Career NFL statistics
- Games played: 79
- Games started: 38
- Stats at Pro Football Reference

= Kenny Wiggins =

American football player (born 1988)

Kenny Wiggins (born August 8, 1988) is an American former professional football player who was a guard in the National Football League (NFL). He was signed by the San Francisco 49ers as an undrafted free agent in 2011. He played college football for the Fresno State Bulldogs. Wiggins also played with the Baltimore Ravens and San Diego / Los Angeles Chargers.

== Early life ==
Wiggins was born and raised in Elk Grove, California. He graduated from Elk Grove High School.

==Professional career==

===Baltimore Ravens===
Wiggins was signed to the Baltimore Ravens practice squad on Monday November 28, 2011.

===San Francisco 49ers===
Wiggins signed with the San Francisco 49ers on January 31, 2012. He was cut prior to the regular season on September 1, 2012.

Wiggins again signed with 49ers on February 7, 2013. He was released by the team on August 31, 2013.

===San Diego / Los Angeles Chargers===
On November 16, 2013, Wiggins was promoted to the Chargers' active roster. He was cut two days later to make room for Willie Smith. He was re-signed to the practice squad and once again promoted to the active roster on November 23, 2013. He was released on August 20, 2014, but was subsequently resigned to the team in September. On October 4, 2015, Wiggins got his first career start against the Cleveland Browns in for the injured Orlando Franklin.

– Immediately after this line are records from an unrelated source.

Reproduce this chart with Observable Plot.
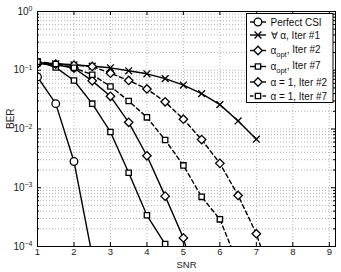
<!DOCTYPE html>
<html><head><meta charset="utf-8">
<script src="https://cdn.jsdelivr.net/npm/d3@7"></script>
<script src="https://cdn.jsdelivr.net/npm/@observablehq/plot@0.6"></script>
<style>body{margin:0;background:#fff}#chart{width:341px;height:272px}</style>
</head><body><div id="chart"></div>
<script>
const snr = [1, 1.5, 2, 2.5, 3, 3.5, 4, 4.5, 5, 5.5, 6, 6.5, 7, 7.5];
const perfectCSI = [0.077, 0.027, 0.0028, 0.00007];
const anyAlphaIter1 = [0.134, 0.129, 0.124, 0.117, 0.110, 0.098, 0.087, 0.072, 0.056, 0.040, 0.026, 0.0137, 0.0067];
const alphaOptIter2 = [0.13, 0.124, 0.109, 0.066, 0.036, 0.013, 0.0035, 0.00072, 0.00014, 0.00001];
const alphaOptIter7 = [0.14, 0.112, 0.067, 0.027, 0.0089, 0.0018, 0.00034, 0.00011, 0.00001];
const alphaOneIter2 = [0.13, 0.127, 0.122, 0.116, 0.089, 0.067, 0.048, 0.029, 0.0147, 0.0066, 0.0026, 0.00074, 0.000165, 0.00002];
const alphaOneIter7 = [0.14, 0.128, 0.11, 0.084, 0.053, 0.030, 0.0158, 0.0065, 0.0024, 0.0007, 0.00029, 0.00005];
const seriesValues = [perfectCSI, anyAlphaIter1, alphaOptIter2, alphaOptIter7, alphaOneIter2, alphaOneIter7];
// legend labels: [main, subscript, rest]
const seriesLabels = [["Perfect CSI", "", ""], ["\u2200 \u03b1, Iter #1", "", ""], ["\u03b1", "opt", ", Iter #2"], ["\u03b1", "opt", ", Iter #7"], ["\u03b1 = 1, Iter #2", "", ""], ["\u03b1 = 1, Iter #7", "", ""]];
const seriesSymbols = ["circle", "times", "diamond2", "square2", "diamond2", "square2"];
const seriesDashed = [false, false, false, false, true, true];
const xTicks = [1, 2, 3, 4, 5, 6, 7, 8, 9];
const yMajor = [1e-4, 1e-3, 1e-2, 1e-1, 1];
const yMinor = [];
for (const p of [-4, -3, -2, -1]) for (let m = 2; m <= 9; m++) yMinor.push(m * Math.pow(10, p));

const symR = {circle: 3.8, times: 3.2, diamond2: 3.8, square2: 3.4};
const rows = [];
seriesValues.forEach((vals, s) => vals.forEach((v, j) => rows.push({s, x: snr[j], y: v})));

const W = 341, H = 272, mL = 37, mR = 6, mT = 11, mB = 26;
const iw = W - mL - mR, ih = H - mT - mB;
const font = "Liberation Sans, Arial, Helvetica, sans-serif";

const marks = [
  Plot.gridX(xTicks, {stroke: "#a0a0a0", strokeOpacity: 1, strokeDasharray: "1,2", strokeWidth: 0.8}),
  Plot.gridY([...yMajor, ...yMinor], {stroke: "#a0a0a0", strokeOpacity: 1, strokeDasharray: "1,2", strokeWidth: 0.8}),
  Plot.tickX(xTicks, {x: d => d, insetTop: ih - 4, stroke: "black"}),
  Plot.tickX(xTicks, {x: d => d, insetBottom: ih - 4, stroke: "black"}),
  Plot.tickY(yMajor, {y: d => d, insetRight: iw - 4, stroke: "black"}),
  Plot.tickY(yMajor, {y: d => d, insetLeft: iw - 4, stroke: "black"}),
  Plot.tickY(yMinor, {y: d => d, insetRight: iw - 2, stroke: "black"}),
  Plot.tickY(yMinor, {y: d => d, insetLeft: iw - 2, stroke: "black"}),
];
seriesValues.forEach((_, s) => {
  const data = rows.filter(r => r.s === s);
  marks.push(Plot.line(data, {x: "x", y: "y", stroke: "black", strokeWidth: 1.4, strokeDasharray: seriesDashed[s] ? "4,3" : null, clip: true}));
});
seriesValues.forEach((_, s) => {
  const data = rows.filter(r => r.s === s);
  marks.push(Plot.dot(data, {x: "x", y: "y", symbol: seriesSymbols[s], r: symR[seriesSymbols[s]], fill: "white", stroke: "black", strokeWidth: 1.3, clip: true}));
});
marks.push(
  Plot.frame({stroke: "black", strokeWidth: 1}),
  Plot.axisX({ticks: xTicks, tickSize: 0, tickPadding: 2, fontSize: 9.5, label: null, tickFormat: d => String(d)}),
  Plot.axisY({ticks: yMajor, tickSize: 0, tickPadding: 5, fontSize: 10, label: null, tickFormat: d => "10|" + Math.round(Math.log10(d))}),
  Plot.text(["SNR"], {frameAnchor: "bottom", dy: 21, fontSize: 9.5, fill: "#222"}),
  Plot.text(["BER"], {frameAnchor: "left", dx: -27, rotate: -90, fontSize: 10, fill: "#222"})
);

const chart = Plot.plot({
  width: W, height: H, marginLeft: mL, marginRight: mR, marginTop: mT, marginBottom: mB,
  style: {fontFamily: font, fontSize: "10px", color: "#222", background: "white"},
  x: {type: "linear", domain: [1, 9.17]},
  y: {type: "log", domain: [1e-4, 1]},
  marks
});
document.getElementById("chart").appendChild(chart);

// superscript exponents on y tick labels
const svg = d3.select(chart);
svg.selectAll('g[aria-label="y-axis tick label"] text').each(function() {
  const t = d3.select(this);
  const parts = this.textContent.split("|");
  if (parts.length !== 2) return;
  t.text(null);
  t.append("tspan").text(parts[0]);
  t.append("tspan").attr("dy", "-0.5em").attr("font-size", "7px").text(parts[1].replace("-", "\u2212"));
});

// legend
const lg = svg.append("g").attr("font-family", font).attr("font-size", "10px").attr("text-anchor", "start");
const bx = 246.5, by = 13.5, bw = 86.5, bh = 89;
lg.append("rect").attr("x", bx).attr("y", by).attr("width", bw).attr("height", bh).attr("fill", "white").attr("stroke", "black").attr("stroke-width", 1);
const rowY = [22, 35, 50.5, 66.5, 82, 96];
seriesLabels.forEach((lab, s) => {
  const y = rowY[s];
  const g = lg.append("g");
  if (seriesDashed[s]) {
    g.append("line").attr("x1", 250).attr("x2", 253.5).attr("y1", y).attr("y2", y).attr("stroke", "black").attr("stroke-width", 1.4);
    g.append("line").attr("x1", 262.5).attr("x2", 266).attr("y1", y).attr("y2", y).attr("stroke", "black").attr("stroke-width", 1.4);
  } else {
    g.append("line").attr("x1", 250).attr("x2", 266).attr("y1", y).attr("y2", y).attr("stroke", "black").attr("stroke-width", 1.4);
  }
  const sym = seriesSymbols[s];
  const r = symR[sym];
  const symObj = {circle: d3.symbolCircle, times: d3.symbolTimes, diamond2: d3.symbolDiamond2, square2: d3.symbolSquare2}[sym];
  g.append("path").attr("d", d3.symbol(symObj, Math.PI * r * r)()).attr("transform", `translate(258,${y})`).attr("fill", "white").attr("stroke", "black").attr("stroke-width", 1.3);
  const t = g.append("text").attr("x", 270.5).attr("y", y).attr("dy", "0.35em").attr("fill", "#111").attr("text-anchor", "start");
  t.append("tspan").text(lab[0]);
  if (lab[1]) {
    t.append("tspan").attr("dy", "0.35em").attr("font-size", "7.5px").text(lab[1]);
    t.append("tspan").attr("dy", "-0.35em").text(lab[2]);
  }
});
</script>
</body></html>
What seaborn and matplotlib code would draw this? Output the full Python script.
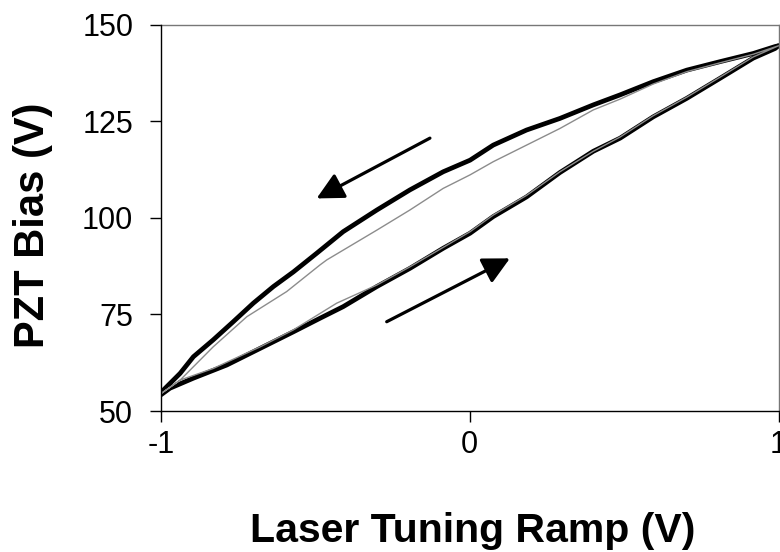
import matplotlib
matplotlib.use("Agg")
import matplotlib.pyplot as plt
import seaborn as sns
import pandas as pd

# ---- data ----
# forward sweep (lower black trace)
up_x = [-1.0, -0.971, -0.895, -0.787, -0.679, -0.571, -0.485, -0.410, -0.301,
        -0.194, -0.086, 0.001, 0.076, 0.184, 0.292, 0.400, 0.487, 0.594,
        0.703, 0.811, 0.918, 0.989, 1.0]
up_y = [54.2, 55.9, 58.5, 61.9, 66.2, 70.5, 74.0, 77.0, 82.2,
        86.9, 92.1, 96.0, 100.3, 105.4, 111.7, 117.2, 120.6, 126.1,
        130.9, 136.1, 141.3, 143.8, 144.5]
# return sweep (upper black trace)
down_x = [1.0, 0.989, 0.918, 0.811, 0.703, 0.594, 0.487, 0.400, 0.292, 0.184,
          0.076, 0.001, -0.086, -0.194, -0.301, -0.410, -0.496, -0.571,
          -0.636, -0.701, -0.766, -0.831, -0.895, -0.938, -1.0]
down_y = [144.5, 144.3, 142.5, 140.4, 138.2, 135.2, 131.8, 129.2, 125.7, 122.7,
          118.8, 114.9, 111.9, 107.2, 102.0, 96.4, 90.8, 86.0,
          82.2, 77.9, 73.1, 68.4, 64.05, 59.75, 54.8]
# model loop (thin grey)
model_x = [-1.0, -0.938, -0.831, -0.722, -0.593, -0.485, -0.463, -0.301, -0.194,
           -0.086, 0.001, 0.076, 0.184, 0.292, 0.400, 0.487, 0.594, 0.703,
           0.811, 0.918, 1.0,
           0.918, 0.811, 0.703, 0.594, 0.487, 0.400, 0.292, 0.184, 0.076,
           0.001, -0.194, -0.301, -0.431, -0.571, -0.679, -0.831, -0.938, -1.0]
model_y = [54.5, 58.0, 66.6, 74.4, 80.9, 87.8, 89.1, 96.8, 102.0,
           107.6, 111.1, 114.5, 118.8, 123.1, 127.9, 130.7, 134.6, 137.8,
           140.1, 142.3, 144.5,
           141.6, 136.4, 131.2, 126.4, 120.9, 117.2, 111.9, 105.8, 100.7,
           96.4, 87.3, 82.6, 77.9, 71.0, 66.6, 61.0, 58.0, 54.5]

x_ticks = [-1, 0, 1]
y_ticks = [50, 75, 100, 125, 150]

sns.set_theme(style="white")
plt.rcParams["font.family"] = ["Liberation Sans", "DejaVu Sans"]

fig = plt.figure(figsize=(7.8, 5.52), dpi=100)
ax = fig.add_axes([0.2064, 0.2554, 0.7917, 0.7002])

up_df = pd.DataFrame({"x": up_x, "y": up_y})
down_df = pd.DataFrame({"x": down_x, "y": down_y})
model_df = pd.DataFrame({"x": model_x, "y": model_y})

sns.lineplot(data=up_df, x="x", y="y", sort=False, estimator=None, ax=ax,
             color="black", lw=3.4, solid_joinstyle="round")
sns.lineplot(data=down_df, x="x", y="y", sort=False, estimator=None, ax=ax,
             color="black", lw=3.4, solid_joinstyle="round")
sns.lineplot(data=model_df, x="x", y="y", sort=False, estimator=None, ax=ax,
             color="#8c8c8c", lw=1.0)

# direction arrows
arrow_kw = dict(arrowstyle="-|>,head_length=0.65,head_width=0.33",
                color="black", lw=2.3, mutation_scale=25, shrinkA=0, shrinkB=0)
ax.annotate("", xy=(-0.496, 105.0), xytext=(-0.129, 120.6), arrowprops=arrow_kw)
ax.annotate("", xy=(0.130, 89.5), xytext=(-0.269, 73.1), arrowprops=arrow_kw)

ax.set_xlim(-1, 1)
ax.set_ylim(50, 150)
ax.set_xticks(x_ticks)
ax.set_xticklabels([str(v) for v in x_ticks])
ax.set_yticks(y_ticks)
ax.set_yticklabels([str(v) for v in y_ticks])

for s in ["left", "bottom"]:
    ax.spines[s].set_color("black")
    ax.spines[s].set_linewidth(1.0)
for s in ["top", "right"]:
    ax.spines[s].set_color("#777777")
    ax.spines[s].set_linewidth(1.0)
ax.spines["left"].set_zorder(5)

ax.tick_params(axis="both", which="major", direction="out", length=8,
               width=1.0, color="black", labelsize=22, labelcolor="black",
               left=True, bottom=True)
ax.tick_params(axis="y", pad=12)
ax.tick_params(axis="x", pad=6)

ax.set_xlabel("Laser Tuning Ramp (V)", fontsize=29.5, fontweight="bold", color="black")
ax.set_ylabel("PZT Bias (V)", fontsize=30, fontweight="bold", color="black")
ax.xaxis.set_label_coords(0.505, -0.262)
ax.yaxis.set_label_coords(-0.175, 0.48)

fig.savefig("out.png", dpi=100)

On March 20, 2017, Wiggins re-signed with the Chargers. He started all 16 games at right guard for the Chargers in 2017.

===Detroit Lions===
On March 15, 2018, Wiggins signed with the Detroit Lions. He was named a backup guard to start the season, but was thrust into a starting role at right guard following an injury to T. J. Lang. He was officially named the starter in Week 10 for the rest of the season, starting in a total of 10 games.

In 2019, Wiggins played in 14 games, starting three at both guard spots, before being placed on injured reserve on December 16, 2019.

On April 16, 2020, Wiggins re-signed with the Lions. He was released on September 5, 2020 and signed to the practice squad the next day. He was elevated to the active roster on September 12 for the team's week 1 game against the Chicago Bears and reverted to the practice squad on September 14. He was promoted to the active roster on September 19, 2020. He was released on October 24.

===New York Giants===
On November 3, 2020, Wiggins was signed by the New York Giants. He was waived on November 13, 2020, and re-signed to the practice squad four days later. He signed a reserve/future contract on January 4, 2021.

On August 31, 2021, Wiggins was released by the Giants and re-signed to the practice squad the next day. He was released on September 7.